Integration of new South African army jeopardized


JOHANNESBURG, South Africa -- One of the most important elements of South Africa's post-apartheid arrangement is in serious trouble as thousands of soldiers from the former anti-apartheid forces are refusing to report for work in the country's new military.

The crisis, which has been building for weeks, came to a head when the soldiers, who were being integrated into the new army, did not return from a leave that ended on Oct. 5.

Some were reportedly trickling in to the three army bases yesterday.

But figures released the day before showed that more than 6,000 soldiers from the armies of the African National Congress and about 600 from the Pan Africanist Congress -- about 80 percent of the total undergoing integration -- were staying away.

Recognizing the status of these former rebel soldiers as legitimate members of the country's new army is seen as one of the most important symbolic and practical affirmations of the end of apartheid rule and the beginning of the new South Africa. Though they had few military successes over the former apartheid government, inclusion of the rebels is regarded as recognition of their movement's ultimate victory.

If a national institution as prominent as the new military does not integrate smoothly, it would cast a long shadow over the nation's entire transition process.

The soldiers have complained about everything from poor food to racism, and officers in charge of integrating the "nonstatutory" forces with the old South African Defense Force to form the new National Defense Force admit that the process has not gone smoothly.

"There have been a few rough edges in our integration plan and a few rough edges in the command and control of the nonstatutory forces," said Maj. Gen. Bertie Botha, deputy chief of the army.

"Unfortunately, there are members of the nonstatutory forces who seem not very willing to adhere to basic principles of military discipline," he said. "It has come to a point that we cannot accept this any longer."

The disgruntled soldiers have refused to obey orders from the general of the old South African army and from Defense Minister Joe Modise, former head of the ANC's military wing, Umkhonto we Size, usually abbreviated as MK.

Mr. Modise and other top defense officials have pleaded with the soldiers to return to their bases. But the former freedom fighters have demanded that President Nelson Mandela intervene. There widespread speculation that he cut a day off his trip to the United States to return here to deal with the matter.

General Botha's comments came at a news conference called to announce changes in the integration procedures, modifications that were tacit admissions of flaws in the process which was designed in cooperation with MK officers.

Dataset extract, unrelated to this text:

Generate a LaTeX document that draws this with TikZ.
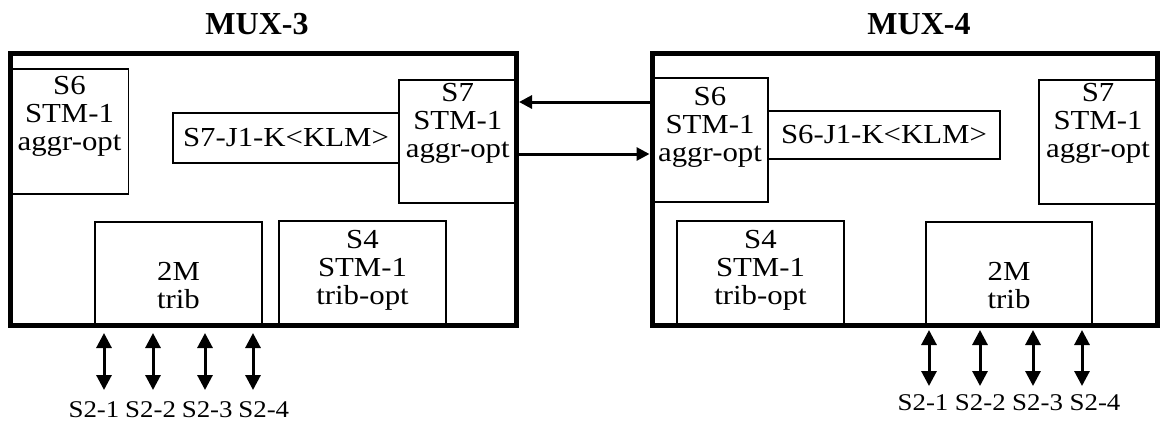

The major problem facing the soldiers appears to be boredom, as many have sat around the bases since May, called seemingly at random for interviews and tests while the army decides their new ranks and assignments. Many of the changes involve attempts to improve communication and recreation.

Of the nearly 10,000 soldiers being integrated, less than 600 have moved to the next phase, 41 days of so-called bridge training, getting them ready for their new postings.

General Botha said that a variety of problems have caused delays -- from the lack of proper identity documents to the need for testing to determine educational levels to the lack of a list of ranks from the MK.

But he said the main problem was that the new soldiers were invariably late in coming back from leave.

"We have tried to approach this in a spirit of reconciliation," the general said. "We recognize that a number of these people have to travel large distances, and have tried to be flexible. But if they are not here, we can't go on with the process."

"What you really have here is a clash of two different ways of doing things in military terms," said Col. Bill Lash of the Royal Marines, part of a team of British officers observing the integration process.

He said that many of the MK soldiers come from an informal, guerrilla background where conventional army discipline is not expected.

"In an informal army, it might not matter if you are back in camp on time," he said. "And it can be quite effective that way."

White officers who worked their way up have resisted as young officers from the MK take up equivalent ranks in the new national army.

And though many white South Africans have viewed the MK stay-away as evidence that the soldiers are poorly disciplined and that they should not be entrusted with the country's defense, Colonel Lash said that many were well trained.

"Some of their training was quite impressive," he said. "They took courses in East Germany, the Soviet Union, many African countries. In general, the ones who spent more time out of this country are better trained in terms of conventional military discipline than the ones who worked underground here."

Among many blacks in South Africa, the MK troops' dissatisfaction is seen as proof that the old guard is refusing to relax its grip on the reins of power.

And General Botha has admitted that MK troops could get the impression that they were being forced to join the old South African army, rather than taking part in the creation of a new one, which is a significant source of dissatisfaction.

"They may well perceive that it is the old South African army that is still calling the tune," he said. "It is not intended to be that way.

"But one has to be realistic and realize that the South African army has the organization, the structure and the infrastructure necessary to facilitate the integration process."